Mais quelque chose coince toujours. Depuis 2019, à l’ENS-Paris, sur les 25 % de candidates qui se présentent dans la filière sciences au concours CPGE, seulement 20 % de femmes sont reçues. Sans compter la biologie, qui est la matière scientifique dans laquelle les femmes sont les plus nombreuses, on passe à 20 % de candidates pour seulement 13 % de femmes admises. Dans la filière Lettres, même phénomène : 66 % de candidates en 2024 pour 42 % de femmes reçues. « On perd donc des femmes au moment du concours », déplore la directrice du département d’études cognitives.
Cet écart peut s’expliquer, en partie, par les modalités d’entrée à l’ENS. Après l’épreuve écrite, le concours est ensuite composé d’une épreuve orale. C’est là que les biais de genre, encore ancrés chez les membres du jury, s’infiltrent. La preuve : en 2020, alors que les oraux de la filière littéraire avaient été annulés en raison de la crise liée au covid, le nombre d’admissions des femmes avait augmenté. Coïncidence ? (Pour en savoir plus, lire : Sans épreuves orales, davantage de femmes à Normal-Sup en lettres, pas en sciences). « Un même CV ne sera pas évalué de la même façon selon qu’il mentionne un prénom de garçon ou de fille, estime Charlotte Jacquemot. Cette prise de conscience est le point de départ du lancement d’une formation aux biais et stéréotypes de genre pour les jurys des concours d’entrées de toutes les ENS.

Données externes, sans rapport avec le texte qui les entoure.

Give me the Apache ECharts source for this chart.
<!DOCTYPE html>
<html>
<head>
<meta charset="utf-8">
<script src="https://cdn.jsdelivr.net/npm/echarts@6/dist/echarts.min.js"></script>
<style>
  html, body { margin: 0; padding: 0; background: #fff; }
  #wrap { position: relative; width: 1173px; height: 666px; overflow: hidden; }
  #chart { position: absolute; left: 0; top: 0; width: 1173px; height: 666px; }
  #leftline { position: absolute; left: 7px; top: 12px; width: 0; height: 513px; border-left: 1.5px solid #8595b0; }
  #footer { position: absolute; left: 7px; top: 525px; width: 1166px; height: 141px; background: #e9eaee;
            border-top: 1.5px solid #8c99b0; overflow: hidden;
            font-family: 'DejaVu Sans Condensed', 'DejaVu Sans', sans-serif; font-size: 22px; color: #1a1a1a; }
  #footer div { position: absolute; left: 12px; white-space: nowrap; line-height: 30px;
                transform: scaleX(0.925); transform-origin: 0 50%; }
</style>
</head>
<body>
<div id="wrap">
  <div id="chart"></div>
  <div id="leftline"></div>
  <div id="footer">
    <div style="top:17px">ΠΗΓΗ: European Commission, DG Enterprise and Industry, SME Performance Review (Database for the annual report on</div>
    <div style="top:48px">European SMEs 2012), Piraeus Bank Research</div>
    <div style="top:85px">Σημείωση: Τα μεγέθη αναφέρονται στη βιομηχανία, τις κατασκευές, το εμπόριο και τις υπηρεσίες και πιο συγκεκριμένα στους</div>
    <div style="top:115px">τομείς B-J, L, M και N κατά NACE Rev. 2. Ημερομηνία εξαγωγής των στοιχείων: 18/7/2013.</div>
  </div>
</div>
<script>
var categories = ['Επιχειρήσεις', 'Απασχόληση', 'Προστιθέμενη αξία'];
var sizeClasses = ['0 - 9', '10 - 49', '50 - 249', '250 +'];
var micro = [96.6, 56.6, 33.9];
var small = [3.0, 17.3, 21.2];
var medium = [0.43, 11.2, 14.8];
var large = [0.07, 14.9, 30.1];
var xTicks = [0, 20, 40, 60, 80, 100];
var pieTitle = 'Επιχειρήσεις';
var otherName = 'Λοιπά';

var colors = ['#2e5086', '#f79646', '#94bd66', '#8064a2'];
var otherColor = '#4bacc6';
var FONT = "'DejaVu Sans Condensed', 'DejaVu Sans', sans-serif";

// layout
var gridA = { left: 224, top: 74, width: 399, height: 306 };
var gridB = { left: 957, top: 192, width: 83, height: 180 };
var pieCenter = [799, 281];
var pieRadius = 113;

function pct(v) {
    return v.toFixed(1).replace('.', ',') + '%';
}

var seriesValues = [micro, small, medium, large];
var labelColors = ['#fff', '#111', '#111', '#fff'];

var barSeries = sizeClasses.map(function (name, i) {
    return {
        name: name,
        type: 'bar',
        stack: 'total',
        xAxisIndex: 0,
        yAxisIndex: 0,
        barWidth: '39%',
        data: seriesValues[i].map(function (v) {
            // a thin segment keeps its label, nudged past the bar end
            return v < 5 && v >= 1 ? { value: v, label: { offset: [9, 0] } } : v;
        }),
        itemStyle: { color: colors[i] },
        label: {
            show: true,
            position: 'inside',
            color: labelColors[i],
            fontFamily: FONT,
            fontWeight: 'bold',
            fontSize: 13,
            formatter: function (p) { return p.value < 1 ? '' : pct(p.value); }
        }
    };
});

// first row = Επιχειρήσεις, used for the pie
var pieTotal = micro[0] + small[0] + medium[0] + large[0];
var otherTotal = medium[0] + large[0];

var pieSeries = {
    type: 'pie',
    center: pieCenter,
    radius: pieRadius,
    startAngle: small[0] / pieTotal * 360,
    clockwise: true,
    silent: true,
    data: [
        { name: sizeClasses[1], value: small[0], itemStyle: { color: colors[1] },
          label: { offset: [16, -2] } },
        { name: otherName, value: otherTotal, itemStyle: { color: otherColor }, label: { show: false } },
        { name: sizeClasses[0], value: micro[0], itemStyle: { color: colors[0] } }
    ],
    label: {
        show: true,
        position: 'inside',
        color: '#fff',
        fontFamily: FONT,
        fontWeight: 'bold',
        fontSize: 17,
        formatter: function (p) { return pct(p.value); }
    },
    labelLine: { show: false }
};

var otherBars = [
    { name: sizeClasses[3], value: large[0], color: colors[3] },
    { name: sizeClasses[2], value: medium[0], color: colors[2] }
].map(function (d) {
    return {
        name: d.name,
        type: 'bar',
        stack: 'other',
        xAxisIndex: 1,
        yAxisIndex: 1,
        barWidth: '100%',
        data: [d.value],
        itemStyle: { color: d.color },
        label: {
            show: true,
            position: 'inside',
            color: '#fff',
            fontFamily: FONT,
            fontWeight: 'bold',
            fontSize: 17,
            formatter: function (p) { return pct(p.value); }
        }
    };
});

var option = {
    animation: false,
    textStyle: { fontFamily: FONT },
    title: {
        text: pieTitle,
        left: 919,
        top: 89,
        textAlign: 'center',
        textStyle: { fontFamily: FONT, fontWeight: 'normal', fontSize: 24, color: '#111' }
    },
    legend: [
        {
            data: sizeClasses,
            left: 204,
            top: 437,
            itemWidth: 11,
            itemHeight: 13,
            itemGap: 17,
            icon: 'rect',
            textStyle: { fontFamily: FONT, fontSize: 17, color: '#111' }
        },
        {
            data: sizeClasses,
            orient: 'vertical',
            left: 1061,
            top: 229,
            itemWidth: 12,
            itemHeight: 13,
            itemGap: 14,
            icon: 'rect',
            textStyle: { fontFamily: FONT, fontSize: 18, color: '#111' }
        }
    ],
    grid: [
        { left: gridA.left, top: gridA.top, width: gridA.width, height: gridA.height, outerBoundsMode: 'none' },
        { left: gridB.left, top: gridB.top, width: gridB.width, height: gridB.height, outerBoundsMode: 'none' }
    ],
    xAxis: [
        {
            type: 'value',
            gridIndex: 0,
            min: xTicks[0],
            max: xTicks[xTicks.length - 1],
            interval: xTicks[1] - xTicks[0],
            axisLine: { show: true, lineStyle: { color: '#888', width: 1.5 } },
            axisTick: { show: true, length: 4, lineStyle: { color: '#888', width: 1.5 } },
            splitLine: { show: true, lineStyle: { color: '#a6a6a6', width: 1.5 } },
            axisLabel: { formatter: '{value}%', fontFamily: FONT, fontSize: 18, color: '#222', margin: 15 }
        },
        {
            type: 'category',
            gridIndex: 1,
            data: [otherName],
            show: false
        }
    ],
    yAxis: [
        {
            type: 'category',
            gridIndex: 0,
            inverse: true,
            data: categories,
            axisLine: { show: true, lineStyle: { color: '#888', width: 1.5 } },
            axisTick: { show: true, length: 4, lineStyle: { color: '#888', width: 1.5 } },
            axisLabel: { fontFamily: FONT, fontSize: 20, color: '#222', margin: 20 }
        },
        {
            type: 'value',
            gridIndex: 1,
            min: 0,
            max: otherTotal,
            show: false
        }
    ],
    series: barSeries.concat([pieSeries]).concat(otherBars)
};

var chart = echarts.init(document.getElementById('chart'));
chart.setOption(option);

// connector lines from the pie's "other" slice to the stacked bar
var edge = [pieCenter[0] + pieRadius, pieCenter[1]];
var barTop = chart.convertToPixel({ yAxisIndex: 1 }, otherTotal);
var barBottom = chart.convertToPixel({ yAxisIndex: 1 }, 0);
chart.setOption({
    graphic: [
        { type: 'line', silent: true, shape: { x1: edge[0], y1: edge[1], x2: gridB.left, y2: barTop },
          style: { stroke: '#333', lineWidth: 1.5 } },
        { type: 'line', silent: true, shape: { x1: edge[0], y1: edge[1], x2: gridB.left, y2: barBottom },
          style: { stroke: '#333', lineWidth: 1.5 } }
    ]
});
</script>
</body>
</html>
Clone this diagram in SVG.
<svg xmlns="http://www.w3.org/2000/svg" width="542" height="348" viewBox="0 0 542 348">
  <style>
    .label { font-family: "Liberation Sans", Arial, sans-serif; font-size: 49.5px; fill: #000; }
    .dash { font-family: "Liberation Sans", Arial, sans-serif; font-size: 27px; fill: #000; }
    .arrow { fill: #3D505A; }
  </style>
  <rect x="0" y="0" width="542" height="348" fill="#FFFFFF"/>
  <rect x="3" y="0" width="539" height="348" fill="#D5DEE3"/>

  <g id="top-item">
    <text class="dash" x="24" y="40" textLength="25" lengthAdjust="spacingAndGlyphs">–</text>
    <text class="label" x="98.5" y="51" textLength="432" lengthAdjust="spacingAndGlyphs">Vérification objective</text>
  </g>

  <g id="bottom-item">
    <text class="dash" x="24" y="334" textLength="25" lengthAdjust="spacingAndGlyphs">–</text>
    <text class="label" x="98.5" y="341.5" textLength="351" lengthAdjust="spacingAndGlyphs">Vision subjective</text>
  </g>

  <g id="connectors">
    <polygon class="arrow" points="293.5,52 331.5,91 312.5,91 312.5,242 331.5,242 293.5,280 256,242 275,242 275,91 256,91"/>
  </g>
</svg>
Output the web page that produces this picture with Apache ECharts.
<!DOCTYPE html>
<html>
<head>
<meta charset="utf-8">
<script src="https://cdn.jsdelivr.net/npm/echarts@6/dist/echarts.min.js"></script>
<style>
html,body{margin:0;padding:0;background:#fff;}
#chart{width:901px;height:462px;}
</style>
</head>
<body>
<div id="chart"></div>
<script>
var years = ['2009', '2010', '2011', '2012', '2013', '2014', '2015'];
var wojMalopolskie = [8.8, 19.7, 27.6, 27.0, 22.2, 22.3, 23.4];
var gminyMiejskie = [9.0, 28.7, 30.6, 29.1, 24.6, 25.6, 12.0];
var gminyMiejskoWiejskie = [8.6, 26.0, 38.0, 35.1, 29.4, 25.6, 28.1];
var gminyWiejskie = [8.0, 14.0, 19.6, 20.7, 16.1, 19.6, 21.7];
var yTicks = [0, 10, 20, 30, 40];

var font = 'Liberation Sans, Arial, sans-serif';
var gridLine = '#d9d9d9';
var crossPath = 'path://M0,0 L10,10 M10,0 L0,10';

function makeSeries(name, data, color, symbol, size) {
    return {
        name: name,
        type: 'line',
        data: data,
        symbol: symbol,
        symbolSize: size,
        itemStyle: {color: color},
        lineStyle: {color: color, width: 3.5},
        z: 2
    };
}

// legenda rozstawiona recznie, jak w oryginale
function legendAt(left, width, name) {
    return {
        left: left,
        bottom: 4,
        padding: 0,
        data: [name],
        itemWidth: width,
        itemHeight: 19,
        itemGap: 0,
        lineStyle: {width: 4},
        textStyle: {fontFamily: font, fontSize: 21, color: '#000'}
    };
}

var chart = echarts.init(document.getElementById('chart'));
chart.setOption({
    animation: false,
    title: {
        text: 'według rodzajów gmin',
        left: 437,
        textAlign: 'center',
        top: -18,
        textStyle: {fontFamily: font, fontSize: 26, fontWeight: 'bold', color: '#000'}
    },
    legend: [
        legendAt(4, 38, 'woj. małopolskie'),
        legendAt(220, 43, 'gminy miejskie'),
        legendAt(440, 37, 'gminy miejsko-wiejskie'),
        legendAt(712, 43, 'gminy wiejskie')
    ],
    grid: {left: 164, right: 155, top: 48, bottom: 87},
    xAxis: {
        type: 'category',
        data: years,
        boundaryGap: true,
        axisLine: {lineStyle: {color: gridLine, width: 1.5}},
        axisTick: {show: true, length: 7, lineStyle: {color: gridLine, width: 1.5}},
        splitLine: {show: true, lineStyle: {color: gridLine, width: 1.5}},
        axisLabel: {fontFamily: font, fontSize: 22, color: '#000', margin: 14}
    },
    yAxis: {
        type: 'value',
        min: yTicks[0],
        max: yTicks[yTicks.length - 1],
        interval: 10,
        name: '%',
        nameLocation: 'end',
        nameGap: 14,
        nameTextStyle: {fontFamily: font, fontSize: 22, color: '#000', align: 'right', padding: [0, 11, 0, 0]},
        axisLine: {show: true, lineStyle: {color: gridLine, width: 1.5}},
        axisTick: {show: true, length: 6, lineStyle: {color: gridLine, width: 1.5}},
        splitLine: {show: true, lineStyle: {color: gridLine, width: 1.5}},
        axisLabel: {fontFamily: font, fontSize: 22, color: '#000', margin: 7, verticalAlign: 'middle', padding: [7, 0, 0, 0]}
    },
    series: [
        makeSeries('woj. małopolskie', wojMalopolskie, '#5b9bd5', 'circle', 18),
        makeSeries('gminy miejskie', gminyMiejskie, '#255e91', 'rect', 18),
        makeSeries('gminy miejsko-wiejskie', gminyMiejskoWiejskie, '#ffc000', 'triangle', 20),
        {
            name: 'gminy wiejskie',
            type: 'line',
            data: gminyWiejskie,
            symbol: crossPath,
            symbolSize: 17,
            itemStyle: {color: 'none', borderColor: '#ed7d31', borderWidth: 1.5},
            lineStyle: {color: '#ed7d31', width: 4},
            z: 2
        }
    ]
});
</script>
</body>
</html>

Une formation aux biais de genre pour les enseignants-chercheurs
Mis en place cette année, le dispositif de formation consiste en des webinaires, qui se divisent en deux volets, l’un adressé aux jurys de concours de Lettres et l’autre aux jurys de concours Sciences, dispensé par Charlotte Jacquemot, assistée respectivement par Valérie Theis, directrice adjointe lettres de l’ENS et Virginie Bonnaillie-Noël, directrice adjointe sciences de l’ENS. Au cours de ces webinaires, elles reviennent sur les différents stéréotypes de genre qui collent à la peau des candidates mais également les biais de genre ancrés chez les enseignants et membres du jury. Sur les 500 enseignants-chercheurs concernés, 200 ont déjà suivi la formation. « Nous n’avons pas encore de résultats, il faudra regarder les chiffres des recrutements 2025. Il n’est d’ailleurs pas certain que les effets soient visibles dès la première année. Ce genre d’action doit être poursuivi sur la durée », précise-t-elle.
En attendant les résultats de cette initiative pour la sensibilisation aux stéréotypes et aux biais de genre, Charlotte Jacquemot rapporte que d’autres actions peuvent, dès à présent, favoriser la féminisation des promotions de Normale-Sup, notamment par la deuxième voie d’accès à l’école : le concours normalien étudiant. « Ils n’ont pas le statut d’élève fonctionnaire stagiaire, ce qui nous autorise à donner des coups de pouce à certains profils. Ainsi, on rend admissibles toutes les femmes dont le dossier suggère qu’elles auront les moyens de suivre une scolarité à l’école, pour leur donner la chance de venir se défendre à l’oral, révèle la directrice du département d’études cognitives, avant de nuancer : Dans la phase d’admission, tout le monde est ensuite traité de la même manière. ». Résultats : en 2023, autant d’hommes que de femmes, soit 14 au total, ont été recrutés en physique par ce concours.
Si les résultats se font encore attendre et, si les femmes restent largement minoritaires dans les filières scientifiques de l’ENS, la prestigieuse institution affirme son engagement pour davantage de parité et favoriser l’accès des femmes aux secteurs scientifiques.